TOKYO — Toyota’s fiscal third quarter profit plunged to 180.9 billion yen ($12.6 billion), about a fifth of what the Japanese automaker earned the previous year, despite relatively solid sales, the Japanese automaker said Wednesday.
Toyota Motor Corp.’s October-December profit in 2017 had totaled 941.8 billion yen, helped by perks from U.S. tax reforms.
Toyota, Japan’s No. 1 automaker, said that profit for the latest quarter was also hurt by unrealized gains and losses in equity securities.
Quarterly sales totaled 7.8 trillion yen ($71 billion), up nearly 3 percent from 7.6 trillion the previous year, according to the maker of the Camry sedan, Prius hybrid and Lexus luxury models.

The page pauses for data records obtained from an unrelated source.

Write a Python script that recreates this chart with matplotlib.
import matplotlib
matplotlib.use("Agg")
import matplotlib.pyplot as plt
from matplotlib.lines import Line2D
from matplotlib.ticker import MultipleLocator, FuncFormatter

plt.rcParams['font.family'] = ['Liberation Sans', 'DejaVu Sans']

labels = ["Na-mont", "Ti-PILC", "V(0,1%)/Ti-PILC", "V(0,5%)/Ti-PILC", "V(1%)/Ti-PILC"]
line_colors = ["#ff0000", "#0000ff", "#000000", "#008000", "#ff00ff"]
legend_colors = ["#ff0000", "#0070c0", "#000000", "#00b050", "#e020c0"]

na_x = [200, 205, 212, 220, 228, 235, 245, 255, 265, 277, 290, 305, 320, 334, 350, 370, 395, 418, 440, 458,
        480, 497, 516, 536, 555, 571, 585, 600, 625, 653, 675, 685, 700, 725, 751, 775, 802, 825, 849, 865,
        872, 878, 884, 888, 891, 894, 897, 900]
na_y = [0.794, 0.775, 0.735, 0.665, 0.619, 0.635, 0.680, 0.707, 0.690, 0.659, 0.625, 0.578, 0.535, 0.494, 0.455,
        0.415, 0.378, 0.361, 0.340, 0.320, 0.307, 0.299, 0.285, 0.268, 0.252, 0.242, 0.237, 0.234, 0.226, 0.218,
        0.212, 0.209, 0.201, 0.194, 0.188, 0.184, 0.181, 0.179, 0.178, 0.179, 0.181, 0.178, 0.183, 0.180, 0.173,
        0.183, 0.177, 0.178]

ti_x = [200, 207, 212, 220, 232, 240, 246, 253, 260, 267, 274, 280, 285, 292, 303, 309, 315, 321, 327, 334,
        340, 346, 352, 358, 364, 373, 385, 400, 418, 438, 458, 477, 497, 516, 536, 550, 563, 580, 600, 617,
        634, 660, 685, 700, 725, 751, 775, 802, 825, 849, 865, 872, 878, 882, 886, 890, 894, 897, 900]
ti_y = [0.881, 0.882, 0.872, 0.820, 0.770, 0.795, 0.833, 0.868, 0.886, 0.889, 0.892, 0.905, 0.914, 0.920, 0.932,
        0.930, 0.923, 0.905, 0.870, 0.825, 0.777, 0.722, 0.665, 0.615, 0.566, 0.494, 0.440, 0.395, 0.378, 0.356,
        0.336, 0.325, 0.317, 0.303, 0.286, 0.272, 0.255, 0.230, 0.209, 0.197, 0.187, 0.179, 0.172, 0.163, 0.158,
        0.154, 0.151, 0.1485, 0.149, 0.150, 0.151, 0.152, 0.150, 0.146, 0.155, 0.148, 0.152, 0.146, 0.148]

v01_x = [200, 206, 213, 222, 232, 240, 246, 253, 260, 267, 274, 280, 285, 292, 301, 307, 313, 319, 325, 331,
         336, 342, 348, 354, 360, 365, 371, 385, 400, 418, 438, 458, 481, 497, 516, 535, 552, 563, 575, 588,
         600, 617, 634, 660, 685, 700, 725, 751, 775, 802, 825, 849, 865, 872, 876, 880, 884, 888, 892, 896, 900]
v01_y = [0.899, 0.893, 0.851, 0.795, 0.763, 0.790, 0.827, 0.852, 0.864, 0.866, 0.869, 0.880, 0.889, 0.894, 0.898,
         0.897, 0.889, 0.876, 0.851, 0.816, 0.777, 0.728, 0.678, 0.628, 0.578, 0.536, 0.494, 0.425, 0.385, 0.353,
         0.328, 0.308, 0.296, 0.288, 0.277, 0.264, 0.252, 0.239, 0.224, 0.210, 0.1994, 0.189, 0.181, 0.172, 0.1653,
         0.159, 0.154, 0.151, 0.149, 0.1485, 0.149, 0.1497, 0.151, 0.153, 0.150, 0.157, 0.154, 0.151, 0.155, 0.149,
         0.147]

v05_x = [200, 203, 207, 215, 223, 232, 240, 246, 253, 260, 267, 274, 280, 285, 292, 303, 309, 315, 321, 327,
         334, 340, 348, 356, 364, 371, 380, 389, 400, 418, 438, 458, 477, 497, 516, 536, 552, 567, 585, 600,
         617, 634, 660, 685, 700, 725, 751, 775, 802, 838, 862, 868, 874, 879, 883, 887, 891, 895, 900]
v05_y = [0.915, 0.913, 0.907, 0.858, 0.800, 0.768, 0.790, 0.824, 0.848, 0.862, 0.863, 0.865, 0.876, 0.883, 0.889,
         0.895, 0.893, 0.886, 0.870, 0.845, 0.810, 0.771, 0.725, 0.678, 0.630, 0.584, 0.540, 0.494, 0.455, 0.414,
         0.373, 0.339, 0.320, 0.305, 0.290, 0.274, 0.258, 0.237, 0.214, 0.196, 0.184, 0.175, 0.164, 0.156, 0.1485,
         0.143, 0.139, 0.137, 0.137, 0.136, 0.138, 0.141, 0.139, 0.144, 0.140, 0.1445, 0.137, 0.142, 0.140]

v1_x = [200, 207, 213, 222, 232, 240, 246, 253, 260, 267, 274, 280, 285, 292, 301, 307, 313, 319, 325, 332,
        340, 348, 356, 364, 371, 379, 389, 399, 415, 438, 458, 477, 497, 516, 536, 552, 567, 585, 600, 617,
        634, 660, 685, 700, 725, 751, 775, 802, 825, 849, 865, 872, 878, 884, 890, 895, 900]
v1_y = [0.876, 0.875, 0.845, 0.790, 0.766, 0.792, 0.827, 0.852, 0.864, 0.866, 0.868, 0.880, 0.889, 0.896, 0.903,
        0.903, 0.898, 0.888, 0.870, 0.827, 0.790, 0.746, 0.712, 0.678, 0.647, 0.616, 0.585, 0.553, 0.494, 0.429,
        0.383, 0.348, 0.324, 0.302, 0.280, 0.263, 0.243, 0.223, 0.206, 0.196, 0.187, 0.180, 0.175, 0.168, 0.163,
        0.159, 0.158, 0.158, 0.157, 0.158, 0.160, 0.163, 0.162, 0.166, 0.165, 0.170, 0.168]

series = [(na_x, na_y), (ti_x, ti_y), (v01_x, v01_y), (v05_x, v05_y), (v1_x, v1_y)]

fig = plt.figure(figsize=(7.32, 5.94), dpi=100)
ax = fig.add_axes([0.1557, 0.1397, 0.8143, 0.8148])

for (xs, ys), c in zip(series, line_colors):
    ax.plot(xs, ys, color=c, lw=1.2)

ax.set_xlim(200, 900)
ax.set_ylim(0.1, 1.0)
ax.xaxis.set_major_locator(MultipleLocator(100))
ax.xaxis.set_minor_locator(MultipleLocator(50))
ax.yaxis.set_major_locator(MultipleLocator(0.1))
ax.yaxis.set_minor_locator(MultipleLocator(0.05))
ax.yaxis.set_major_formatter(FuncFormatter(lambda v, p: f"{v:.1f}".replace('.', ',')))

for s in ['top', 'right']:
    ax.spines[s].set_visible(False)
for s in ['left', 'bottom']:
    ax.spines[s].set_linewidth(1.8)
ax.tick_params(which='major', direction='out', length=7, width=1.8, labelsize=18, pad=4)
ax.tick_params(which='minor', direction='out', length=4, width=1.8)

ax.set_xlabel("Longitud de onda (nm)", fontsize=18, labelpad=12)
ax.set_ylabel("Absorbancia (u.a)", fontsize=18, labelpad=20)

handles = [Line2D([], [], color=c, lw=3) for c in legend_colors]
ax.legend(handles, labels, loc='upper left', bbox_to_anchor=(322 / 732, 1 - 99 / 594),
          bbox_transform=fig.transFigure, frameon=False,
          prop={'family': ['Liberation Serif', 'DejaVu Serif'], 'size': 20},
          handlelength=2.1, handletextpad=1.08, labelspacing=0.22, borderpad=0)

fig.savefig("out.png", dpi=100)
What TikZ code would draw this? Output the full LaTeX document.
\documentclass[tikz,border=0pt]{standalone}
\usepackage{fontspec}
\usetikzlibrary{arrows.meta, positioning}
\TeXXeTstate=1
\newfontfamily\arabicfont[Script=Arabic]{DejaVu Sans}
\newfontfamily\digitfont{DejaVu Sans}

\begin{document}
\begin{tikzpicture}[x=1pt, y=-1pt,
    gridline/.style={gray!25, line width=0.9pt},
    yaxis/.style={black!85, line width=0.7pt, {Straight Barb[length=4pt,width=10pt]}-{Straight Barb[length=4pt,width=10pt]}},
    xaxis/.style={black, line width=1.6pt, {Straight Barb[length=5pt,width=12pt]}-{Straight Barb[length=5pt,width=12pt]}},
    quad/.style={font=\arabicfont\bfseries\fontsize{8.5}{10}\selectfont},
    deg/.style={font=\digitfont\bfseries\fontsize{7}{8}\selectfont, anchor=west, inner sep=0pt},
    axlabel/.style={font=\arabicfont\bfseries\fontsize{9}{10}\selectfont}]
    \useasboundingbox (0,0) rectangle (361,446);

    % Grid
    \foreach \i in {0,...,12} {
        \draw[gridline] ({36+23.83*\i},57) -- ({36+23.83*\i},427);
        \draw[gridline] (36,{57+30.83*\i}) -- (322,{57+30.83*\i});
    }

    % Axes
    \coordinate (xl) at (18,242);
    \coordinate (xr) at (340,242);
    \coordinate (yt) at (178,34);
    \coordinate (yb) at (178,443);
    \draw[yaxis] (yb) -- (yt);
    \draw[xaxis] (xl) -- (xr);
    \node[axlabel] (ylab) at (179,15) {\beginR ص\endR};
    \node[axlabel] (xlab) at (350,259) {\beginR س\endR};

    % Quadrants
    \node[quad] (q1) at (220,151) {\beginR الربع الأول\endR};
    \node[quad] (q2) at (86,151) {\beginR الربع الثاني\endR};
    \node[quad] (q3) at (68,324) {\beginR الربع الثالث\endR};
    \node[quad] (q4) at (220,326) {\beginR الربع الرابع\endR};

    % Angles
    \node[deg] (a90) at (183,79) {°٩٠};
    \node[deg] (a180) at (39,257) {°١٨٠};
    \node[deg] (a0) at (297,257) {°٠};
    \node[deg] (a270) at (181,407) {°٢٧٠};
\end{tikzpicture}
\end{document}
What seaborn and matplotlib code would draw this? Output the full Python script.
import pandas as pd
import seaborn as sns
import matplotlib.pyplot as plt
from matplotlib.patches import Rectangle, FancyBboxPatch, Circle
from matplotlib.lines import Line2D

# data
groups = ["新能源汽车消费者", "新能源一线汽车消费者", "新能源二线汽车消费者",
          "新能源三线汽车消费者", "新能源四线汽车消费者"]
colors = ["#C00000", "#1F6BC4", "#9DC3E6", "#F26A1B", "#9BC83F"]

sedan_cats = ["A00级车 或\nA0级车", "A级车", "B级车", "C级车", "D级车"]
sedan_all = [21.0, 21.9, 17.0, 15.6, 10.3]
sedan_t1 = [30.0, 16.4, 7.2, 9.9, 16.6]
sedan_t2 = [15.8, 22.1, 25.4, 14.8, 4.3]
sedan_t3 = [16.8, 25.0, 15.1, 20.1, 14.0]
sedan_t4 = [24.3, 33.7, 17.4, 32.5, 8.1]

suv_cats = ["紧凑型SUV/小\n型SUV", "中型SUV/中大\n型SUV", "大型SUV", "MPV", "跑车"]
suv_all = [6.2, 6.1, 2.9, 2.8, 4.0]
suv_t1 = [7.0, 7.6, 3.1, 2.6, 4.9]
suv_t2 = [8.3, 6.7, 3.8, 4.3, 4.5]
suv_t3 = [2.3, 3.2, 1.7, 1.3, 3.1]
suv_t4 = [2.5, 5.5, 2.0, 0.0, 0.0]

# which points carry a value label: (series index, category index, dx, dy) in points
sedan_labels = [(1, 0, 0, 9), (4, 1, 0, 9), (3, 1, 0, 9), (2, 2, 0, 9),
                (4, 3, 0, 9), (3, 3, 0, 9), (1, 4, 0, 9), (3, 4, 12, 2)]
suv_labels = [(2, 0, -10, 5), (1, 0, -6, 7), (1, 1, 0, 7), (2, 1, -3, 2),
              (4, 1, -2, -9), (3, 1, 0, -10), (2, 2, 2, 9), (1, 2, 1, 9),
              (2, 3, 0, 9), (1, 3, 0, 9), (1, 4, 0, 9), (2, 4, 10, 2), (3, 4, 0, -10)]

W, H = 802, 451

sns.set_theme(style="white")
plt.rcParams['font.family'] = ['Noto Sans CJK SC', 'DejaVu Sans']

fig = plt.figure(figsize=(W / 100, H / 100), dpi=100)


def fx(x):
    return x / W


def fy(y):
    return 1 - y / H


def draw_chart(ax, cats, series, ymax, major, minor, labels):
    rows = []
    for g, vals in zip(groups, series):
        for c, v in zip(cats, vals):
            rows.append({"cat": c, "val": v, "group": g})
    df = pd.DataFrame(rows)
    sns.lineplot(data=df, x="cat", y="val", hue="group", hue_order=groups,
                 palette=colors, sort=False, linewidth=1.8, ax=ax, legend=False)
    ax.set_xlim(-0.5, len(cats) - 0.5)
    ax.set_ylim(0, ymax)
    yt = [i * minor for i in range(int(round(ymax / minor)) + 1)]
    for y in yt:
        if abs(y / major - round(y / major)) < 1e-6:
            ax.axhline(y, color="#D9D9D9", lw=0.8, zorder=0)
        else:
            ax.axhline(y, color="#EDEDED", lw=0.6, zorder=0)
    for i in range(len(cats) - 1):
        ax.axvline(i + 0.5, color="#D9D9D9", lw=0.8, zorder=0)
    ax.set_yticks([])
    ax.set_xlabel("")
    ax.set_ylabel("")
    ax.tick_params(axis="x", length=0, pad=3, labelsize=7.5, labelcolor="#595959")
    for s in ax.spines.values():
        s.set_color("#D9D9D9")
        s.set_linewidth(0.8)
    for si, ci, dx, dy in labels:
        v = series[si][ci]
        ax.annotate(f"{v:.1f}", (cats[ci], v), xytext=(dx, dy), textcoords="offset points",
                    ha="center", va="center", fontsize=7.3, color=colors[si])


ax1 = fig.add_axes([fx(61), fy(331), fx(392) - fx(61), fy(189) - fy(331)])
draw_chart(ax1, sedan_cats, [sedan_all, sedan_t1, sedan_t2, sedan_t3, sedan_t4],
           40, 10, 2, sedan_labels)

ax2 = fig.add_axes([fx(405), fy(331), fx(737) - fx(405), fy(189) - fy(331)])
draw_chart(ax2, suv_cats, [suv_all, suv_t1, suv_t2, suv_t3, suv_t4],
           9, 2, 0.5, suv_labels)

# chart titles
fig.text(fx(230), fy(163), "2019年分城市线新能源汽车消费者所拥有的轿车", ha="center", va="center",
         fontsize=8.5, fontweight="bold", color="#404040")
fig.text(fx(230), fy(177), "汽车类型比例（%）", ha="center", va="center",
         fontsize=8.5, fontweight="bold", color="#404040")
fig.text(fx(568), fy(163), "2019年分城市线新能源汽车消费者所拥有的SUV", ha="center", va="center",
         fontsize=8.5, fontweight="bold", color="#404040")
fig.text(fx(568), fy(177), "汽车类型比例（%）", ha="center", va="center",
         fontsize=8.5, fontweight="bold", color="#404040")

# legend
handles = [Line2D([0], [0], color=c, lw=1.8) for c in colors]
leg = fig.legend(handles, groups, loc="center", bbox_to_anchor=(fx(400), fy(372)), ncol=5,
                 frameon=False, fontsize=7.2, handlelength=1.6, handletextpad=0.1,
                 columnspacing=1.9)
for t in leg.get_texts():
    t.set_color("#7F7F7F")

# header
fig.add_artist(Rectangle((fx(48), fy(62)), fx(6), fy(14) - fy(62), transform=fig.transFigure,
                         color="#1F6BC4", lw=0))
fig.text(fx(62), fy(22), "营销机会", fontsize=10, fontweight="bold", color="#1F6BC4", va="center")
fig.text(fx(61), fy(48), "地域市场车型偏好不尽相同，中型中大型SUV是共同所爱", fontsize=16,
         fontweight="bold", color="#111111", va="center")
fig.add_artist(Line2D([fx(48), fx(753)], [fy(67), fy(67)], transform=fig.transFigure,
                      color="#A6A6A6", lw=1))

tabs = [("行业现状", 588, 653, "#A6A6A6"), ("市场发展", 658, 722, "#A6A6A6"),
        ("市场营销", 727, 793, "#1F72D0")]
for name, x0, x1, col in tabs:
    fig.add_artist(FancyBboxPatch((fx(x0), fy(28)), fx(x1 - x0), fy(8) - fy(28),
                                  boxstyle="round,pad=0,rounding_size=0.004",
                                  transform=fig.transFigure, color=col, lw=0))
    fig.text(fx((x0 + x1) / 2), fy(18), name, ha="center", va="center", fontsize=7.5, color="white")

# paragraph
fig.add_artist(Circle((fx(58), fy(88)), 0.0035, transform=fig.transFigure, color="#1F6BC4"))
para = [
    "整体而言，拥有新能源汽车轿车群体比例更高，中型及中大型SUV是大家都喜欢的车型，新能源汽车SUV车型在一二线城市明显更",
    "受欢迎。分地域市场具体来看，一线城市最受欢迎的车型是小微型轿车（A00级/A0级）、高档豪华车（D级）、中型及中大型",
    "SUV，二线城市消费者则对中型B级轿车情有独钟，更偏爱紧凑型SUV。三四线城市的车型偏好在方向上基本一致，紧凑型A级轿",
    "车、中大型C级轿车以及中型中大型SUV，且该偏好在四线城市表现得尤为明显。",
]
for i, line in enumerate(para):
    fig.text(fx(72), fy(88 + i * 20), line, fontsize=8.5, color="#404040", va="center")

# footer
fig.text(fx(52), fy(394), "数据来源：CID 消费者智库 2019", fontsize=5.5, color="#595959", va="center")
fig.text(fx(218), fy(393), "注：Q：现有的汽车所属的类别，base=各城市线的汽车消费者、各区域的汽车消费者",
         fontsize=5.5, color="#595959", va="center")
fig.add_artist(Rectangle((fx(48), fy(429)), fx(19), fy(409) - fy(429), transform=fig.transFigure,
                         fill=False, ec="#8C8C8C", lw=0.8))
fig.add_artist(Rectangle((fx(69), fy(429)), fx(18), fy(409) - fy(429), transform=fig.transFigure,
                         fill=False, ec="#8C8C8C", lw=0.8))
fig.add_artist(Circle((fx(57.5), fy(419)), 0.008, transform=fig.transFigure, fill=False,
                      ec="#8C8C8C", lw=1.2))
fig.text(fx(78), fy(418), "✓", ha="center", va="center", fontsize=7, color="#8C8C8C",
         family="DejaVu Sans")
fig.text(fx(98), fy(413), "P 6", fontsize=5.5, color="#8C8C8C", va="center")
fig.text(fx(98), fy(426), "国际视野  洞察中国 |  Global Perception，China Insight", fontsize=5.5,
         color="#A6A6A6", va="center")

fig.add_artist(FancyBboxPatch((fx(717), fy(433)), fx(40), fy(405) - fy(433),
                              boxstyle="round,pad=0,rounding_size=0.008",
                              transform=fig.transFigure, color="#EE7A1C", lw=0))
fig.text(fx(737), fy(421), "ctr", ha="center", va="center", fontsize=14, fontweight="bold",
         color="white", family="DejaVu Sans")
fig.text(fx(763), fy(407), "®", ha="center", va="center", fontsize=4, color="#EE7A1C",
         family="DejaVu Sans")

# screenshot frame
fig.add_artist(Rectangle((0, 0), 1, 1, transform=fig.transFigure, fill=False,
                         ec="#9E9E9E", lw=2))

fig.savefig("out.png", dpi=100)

Toyota lowered its profit for the fiscal year through March to 1.87 trillion yen ($17 billion), down from 2.5 trillion yen racked up the previous fiscal year, and below its earlier projection for 2.3 trillion yen ($21 billion) profit.
Last week, Japanese rival Honda Motor Co. reported fiscal third-quarter profit fell 71 percent from a year earlier to 168 billion yen ($1.5 billion) as growing incentives, an unfavorable exchange rate and flat vehicle sales offset gains from cost cuts. Quarterly sales were unchanged at 3.9 trillion yen ($36 billion).